▶ Objective
Copy out all lines carrying the word "this".

▶ Dataset
════════════════════

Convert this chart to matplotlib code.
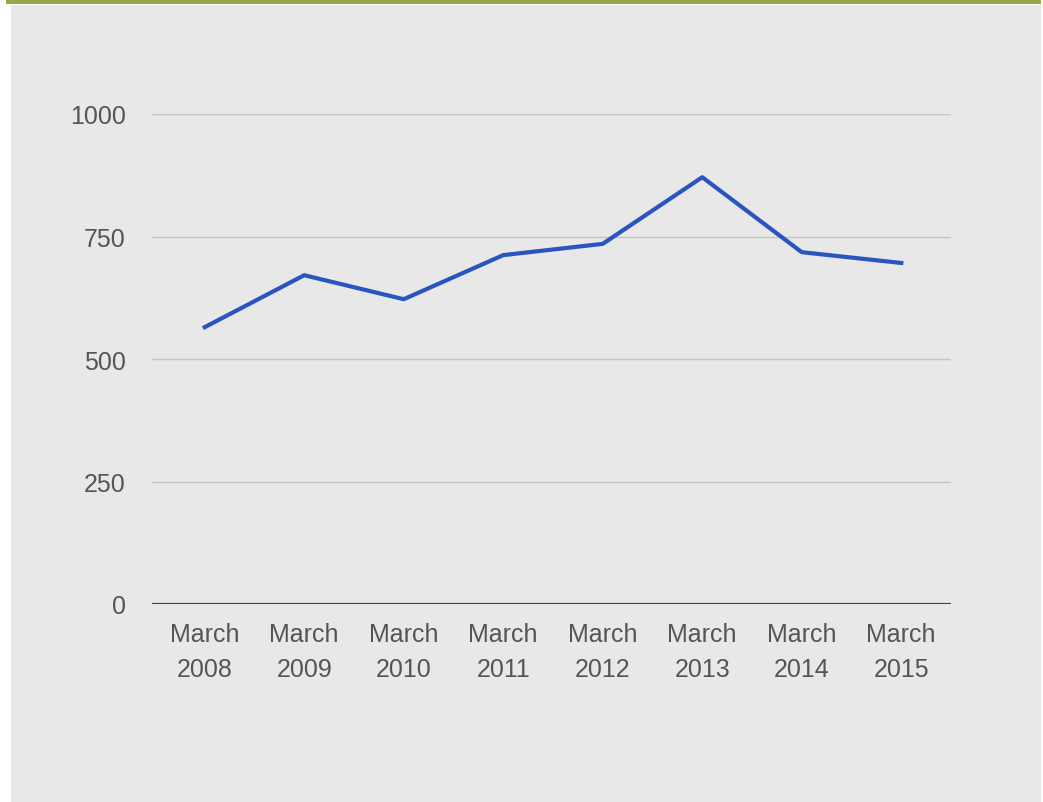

════════════════════

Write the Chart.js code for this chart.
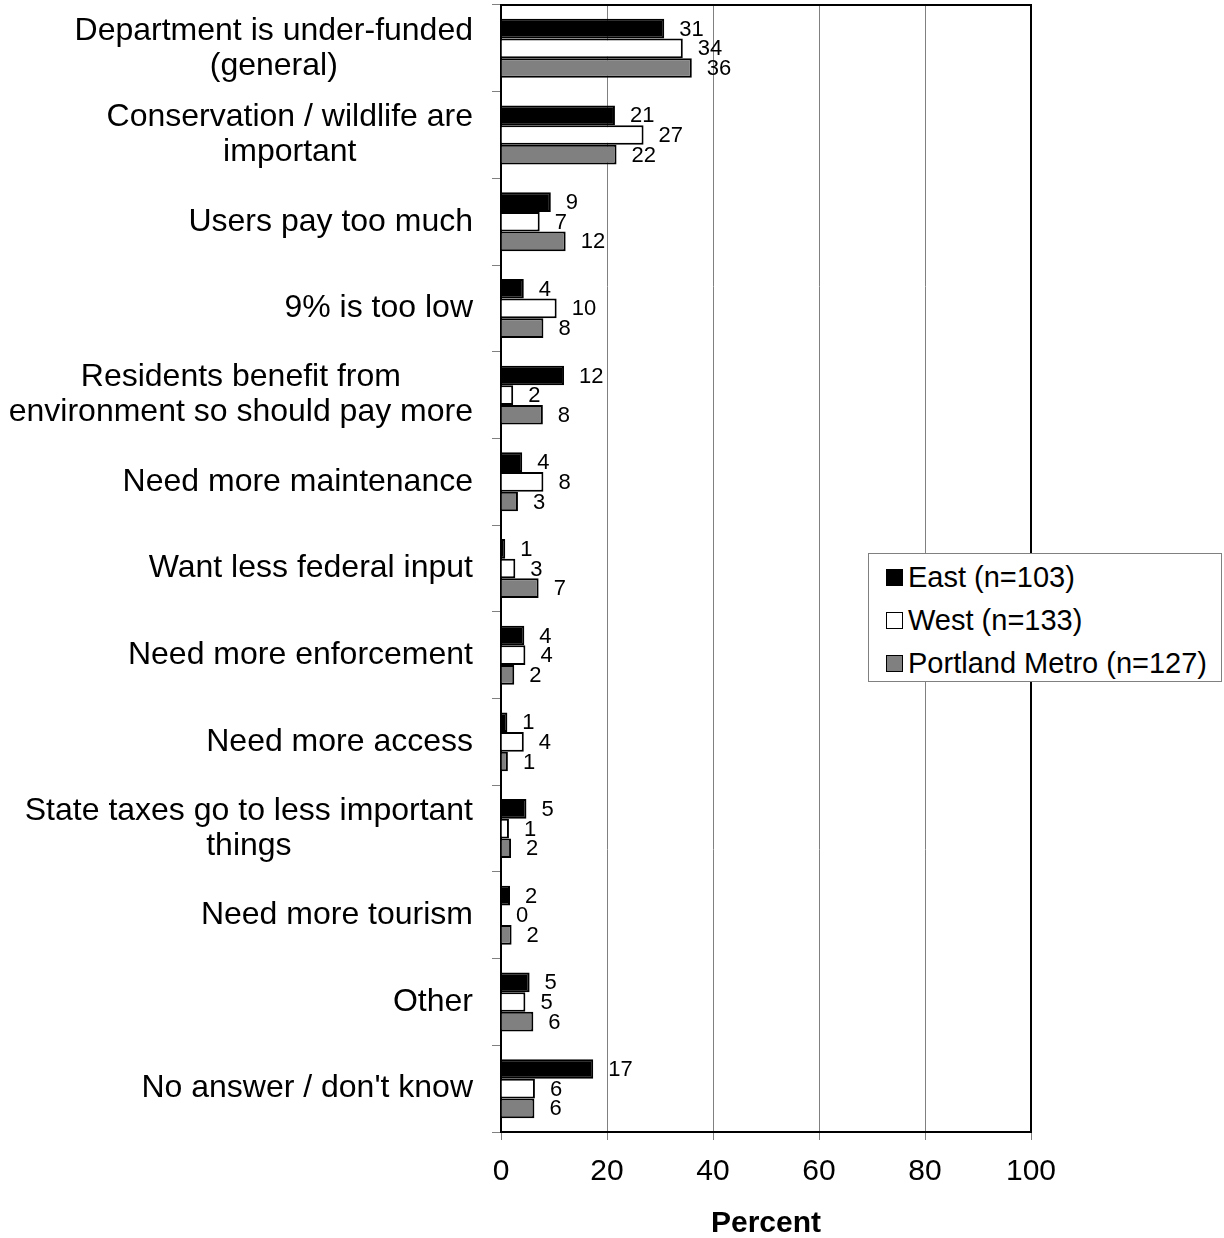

════════════════════

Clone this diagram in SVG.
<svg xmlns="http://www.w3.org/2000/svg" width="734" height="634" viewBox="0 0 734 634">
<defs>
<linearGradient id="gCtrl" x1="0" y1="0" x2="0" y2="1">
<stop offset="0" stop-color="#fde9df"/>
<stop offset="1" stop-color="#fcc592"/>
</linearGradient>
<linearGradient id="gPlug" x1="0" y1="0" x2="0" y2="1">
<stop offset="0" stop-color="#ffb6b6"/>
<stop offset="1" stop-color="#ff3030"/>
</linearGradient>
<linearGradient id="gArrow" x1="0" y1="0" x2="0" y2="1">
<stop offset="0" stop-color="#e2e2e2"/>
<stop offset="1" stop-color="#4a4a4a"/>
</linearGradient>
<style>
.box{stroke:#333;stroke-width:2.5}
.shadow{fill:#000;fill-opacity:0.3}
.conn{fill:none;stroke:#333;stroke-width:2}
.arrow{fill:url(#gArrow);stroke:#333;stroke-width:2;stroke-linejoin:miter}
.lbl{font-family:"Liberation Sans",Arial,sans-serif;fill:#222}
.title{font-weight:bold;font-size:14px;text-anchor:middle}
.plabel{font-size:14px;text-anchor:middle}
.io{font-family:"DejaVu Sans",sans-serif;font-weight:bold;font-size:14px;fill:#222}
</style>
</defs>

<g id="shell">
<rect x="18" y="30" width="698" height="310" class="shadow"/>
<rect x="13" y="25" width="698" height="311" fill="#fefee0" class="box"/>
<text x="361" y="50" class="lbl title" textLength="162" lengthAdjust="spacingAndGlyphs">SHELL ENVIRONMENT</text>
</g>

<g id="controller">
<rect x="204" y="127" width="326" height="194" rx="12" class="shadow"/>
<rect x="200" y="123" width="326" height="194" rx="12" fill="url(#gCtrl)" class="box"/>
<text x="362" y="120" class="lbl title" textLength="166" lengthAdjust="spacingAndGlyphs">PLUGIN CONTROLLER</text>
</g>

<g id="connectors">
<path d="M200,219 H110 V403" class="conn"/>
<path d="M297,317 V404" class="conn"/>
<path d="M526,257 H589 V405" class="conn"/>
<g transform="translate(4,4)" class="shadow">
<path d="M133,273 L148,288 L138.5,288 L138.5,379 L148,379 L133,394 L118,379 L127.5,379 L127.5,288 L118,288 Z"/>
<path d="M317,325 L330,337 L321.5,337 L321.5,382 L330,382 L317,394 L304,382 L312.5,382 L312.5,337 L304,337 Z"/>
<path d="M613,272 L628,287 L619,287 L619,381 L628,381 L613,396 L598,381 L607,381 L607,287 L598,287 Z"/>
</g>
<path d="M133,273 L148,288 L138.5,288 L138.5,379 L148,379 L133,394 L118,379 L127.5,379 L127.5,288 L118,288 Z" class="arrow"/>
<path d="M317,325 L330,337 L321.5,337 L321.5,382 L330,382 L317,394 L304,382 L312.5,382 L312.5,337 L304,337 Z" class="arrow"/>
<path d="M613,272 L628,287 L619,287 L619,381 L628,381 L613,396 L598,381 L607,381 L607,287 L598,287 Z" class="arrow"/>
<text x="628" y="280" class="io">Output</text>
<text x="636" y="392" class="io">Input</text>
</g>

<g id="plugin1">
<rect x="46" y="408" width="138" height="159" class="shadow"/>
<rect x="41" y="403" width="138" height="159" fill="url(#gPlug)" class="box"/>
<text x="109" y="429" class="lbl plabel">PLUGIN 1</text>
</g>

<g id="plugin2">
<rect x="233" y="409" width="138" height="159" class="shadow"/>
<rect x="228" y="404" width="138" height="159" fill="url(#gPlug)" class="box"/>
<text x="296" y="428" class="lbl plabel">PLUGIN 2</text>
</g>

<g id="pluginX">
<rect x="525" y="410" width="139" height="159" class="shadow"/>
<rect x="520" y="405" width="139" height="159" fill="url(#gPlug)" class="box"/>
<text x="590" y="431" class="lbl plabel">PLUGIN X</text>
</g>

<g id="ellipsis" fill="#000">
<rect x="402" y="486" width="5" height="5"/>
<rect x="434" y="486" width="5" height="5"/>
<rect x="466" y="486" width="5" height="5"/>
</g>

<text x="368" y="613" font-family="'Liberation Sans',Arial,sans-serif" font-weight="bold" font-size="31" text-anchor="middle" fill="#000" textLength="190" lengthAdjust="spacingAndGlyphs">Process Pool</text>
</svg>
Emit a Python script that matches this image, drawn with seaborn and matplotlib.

════════════════════

▶ Solution
Convert this chart to matplotlib code.
Write the Chart.js code for this chart.
Clone this diagram in SVG.
Emit a Python script that matches this image, drawn with seaborn and matplotlib.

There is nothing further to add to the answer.